Though this case was heard on three occasions but on none of the occasions any argument was advanced by the learned counsel for the applicant with regard to the finding, quoted above in this judgment.  The finding, thus, that it was device adopted by the tenant to plead the rate of rent as Rs.500/- per month, is a finding of fact and is based on the relevant considerations. In view of this finding and the law as discussed above, the judgment of the court below does not call for any interference.  The revision lacks merit and is liable to be dismissed.

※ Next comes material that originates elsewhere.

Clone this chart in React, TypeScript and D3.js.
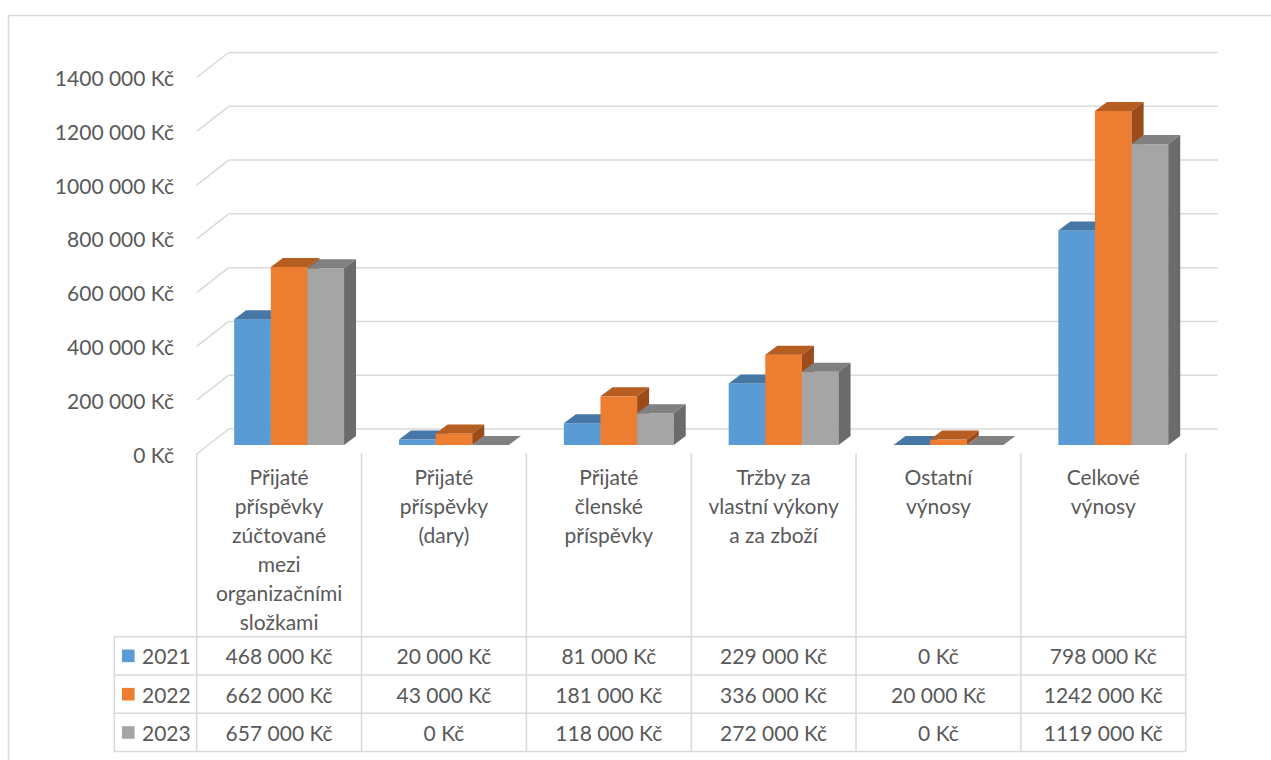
import React from "react";
import * as d3 from "d3";

// category labels, already split into the lines shown under each group
const categories = [
  ["Přijaté", "příspěvky", "zúčtované", "mezi", "organizačními", "složkami"],
  ["Přijaté", "příspěvky", "(dary)"],
  ["Přijaté", "členské", "příspěvky"],
  ["Tržby za", "vlastní výkony", "a za zboží"],
  ["Ostatní", "výnosy"],
  ["Celkové", "výnosy"],
];

const years = ["2021", "2022", "2023"];
const values2021 = [468000, 20000, 81000, 229000, 0, 798000];
const values2022 = [662000, 43000, 181000, 336000, 20000, 1242000];
const values2023 = [657000, 0, 118000, 272000, 0, 1119000];
const series = [values2021, values2022, values2023];

const yTicks = [0, 200000, 400000, 600000, 800000, 1000000, 1200000, 1400000];

// front / top / side colours per year
const faceColors = [
  { front: "#5B9BD5", top: "#4677A6", side: "#3F6B96" },
  { front: "#ED7D31", top: "#B65E22", side: "#9C4C1A" },
  { front: "#A5A5A5", top: "#808080", side: "#6B6B6B" },
];

const W = 1271;
const H = 760;
const font = "Lato, 'Open Sans', sans-serif";
const textColor = "#595959";
const lineColor = "#D9D9D9";

const fmt = (v: number) =>
  v >= 1000
    ? `${Math.floor(v / 1000)} ${String(v % 1000).padStart(3, "0")} Kč`
    : `${v} Kč`;

const App: React.FC = () => {
  // back wall
  const backX0 = 228.7;
  const backX1 = 1217.7;
  const wallDx = -32;
  const wallDy = 25;

  const y = d3.scaleLinear().domain([0, 1400000]).range([429, 52.5]);

  const xCat = d3
    .scaleBand<number>()
    .domain(categories.map((_, i) => i))
    .range([backX0, backX1])
    .padding(0);

  const xYear = d3
    .scaleBand<string>()
    .domain(years)
    .range([0, xCat.bandwidth()])
    .paddingInner(0)
    .paddingOuter(0.75);

  // bar front face offset from the back wall, and bar depth
  const fx = -22;
  const fy = 16;
  const bdx = 12;
  const bdy = -9;

  // data table
  const tableLeft = 114.3;
  const colX = (i: number) => (xCat(i) || 0) + wallDx;
  const tableRight = colX(categories.length - 1) + xCat.bandwidth();
  const headerTop = y(0) + wallDy - 1;
  const tableTop = 636.7;
  const rowH = 38.3;

  const bars: React.ReactNode[] = [];
  categories.forEach((_, i) => {
    years.forEach((yr, j) => {
      const v = series[j][i];
      const c = faceColors[j];
      const w = xYear.bandwidth();
      const xf = (xCat(i) || 0) + (xYear(yr) || 0) + fx;
      const yt = y(v) + fy;
      const yb = y(0) + fy;
      bars.push(
        <g key={`${i}-${j}`}>
          <rect x={xf} y={yt} width={w} height={yb - yt} fill={c.front} />
          <polygon
            points={`${xf},${yt} ${xf + w},${yt} ${xf + w + bdx},${yt + bdy} ${xf + bdx},${yt + bdy}`}
            fill={c.top}
          />
          <polygon
            points={`${xf + w},${yt} ${xf + w + bdx},${yt + bdy} ${xf + w + bdx},${yb + bdy} ${xf + w},${yb}`}
            fill={c.side}
          />
        </g>
      );
    });
  });

  return (
    <svg
      width={W}
      height={H}
      style={{ position: "absolute", left: 0, top: 0, background: "#fff" }}
      fontFamily={font}
    >
      <rect x={8.5} y={15.5} width={1300} height={800} fill="#fff" stroke={lineColor} strokeWidth={1.5} />

      {/* gridlines: side wall slant + back wall */}
      {yTicks.map((t) => (
        <g key={t} stroke={lineColor} strokeWidth={1.5} fill="none">
          <line x1={backX0 + wallDx} y1={y(t) + wallDy} x2={backX0} y2={y(t)} />
          <line x1={backX0} y1={y(t)} x2={backX1} y2={y(t)} />
        </g>
      ))}

      {/* y axis labels */}
      {yTicks.map((t) => (
        <text
          key={`l${t}`}
          x={174}
          y={y(t) + wallDy}
          textAnchor="end"
          dominantBaseline="central"
          fontSize={21}
          fill={textColor}
        >
          {fmt(t)}
        </text>
      ))}

      {bars}

      {/* data table lines */}
      <g stroke={lineColor} strokeWidth={1.5}>
        {d3.range(categories.length + 1).map((i) => {
          const x = i < categories.length ? colX(i) : tableRight;
          return <line key={`v${i}`} x1={x} y1={headerTop} x2={x} y2={tableTop + rowH * 3} />;
        })}
        <line x1={tableLeft} y1={tableTop} x2={tableLeft} y2={tableTop + rowH * 3} />
        {d3.range(4).map((r) => (
          <line key={`h${r}`} x1={tableLeft} y1={tableTop + r * rowH} x2={tableRight} y2={tableTop + r * rowH} />
        ))}
      </g>

      {/* category labels */}
      {categories.map((lines, i) => (
        <text
          key={`c${i}`}
          x={colX(i) + xCat.bandwidth() / 2}
          textAnchor="middle"
          fontSize={21}
          fill={textColor}
        >
          {lines.map((ln, k) => (
            <tspan key={k} x={colX(i) + xCat.bandwidth() / 2} y={476.7 + k * 29} dominantBaseline="central">
              {ln}
            </tspan>
          ))}
        </text>
      ))}

      {/* table rows */}
      {years.map((yr, j) => {
        const cy = tableTop + j * rowH + rowH / 2;
        return (
          <g key={yr}>
            <rect x={122} y={cy - 6.3} width={12.6} height={12.6} fill={faceColors[j].front} />
            <text x={142} y={cy} dominantBaseline="central" fontSize={21} fill={textColor}>
              {yr}
            </text>
            {series[j].map((v, i) => (
              <text
                key={i}
                x={colX(i) + xCat.bandwidth() / 2}
                y={cy}
                textAnchor="middle"
                dominantBaseline="central"
                fontSize={21}
                fill={textColor}
              >
                {fmt(v)}
              </text>
            ))}
          </g>
        );
      })}
    </svg>
  );
};

export default App;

But before parting with this case, it would serve the interest of justice to afford a last opportunity to the defendant, if he so desires, to save his defence by granting him time upto 31st  of July, 2006 to deposit/pay the balance amount to cover up the monthly deposit of  Rs.5,000/- upto the period of June, 2006 and he will continue to deposit the rent/damages for subsequent period likewise at the rate of Rs.5,000/- per month.  The amount, thus, deposited can be withdrawn by the plaintiff without furnishing any security.  However, as already observed in the judgment under revision by the District Judge, the controversy of the rate of rent between the parties shall be finally adjudicated upon in the suit on the basis of the evidence adduced therein, uninfluenced by any of the observations made in this judgment or in the judgment of the District Judge.  It is also made clear that the observations were made in the judgment with a view to find out the applicability of Order 15 Rule 5 C.P.C. in the light of the arguments of the respective counsel of the parties, without there being any attempt on the part of the court to record a conclusive or final finding on the question of rate of rent, which shall be decided finally by the trial court.

With the aforesaid observations, the revision is dismissed.  However, no order as to costs.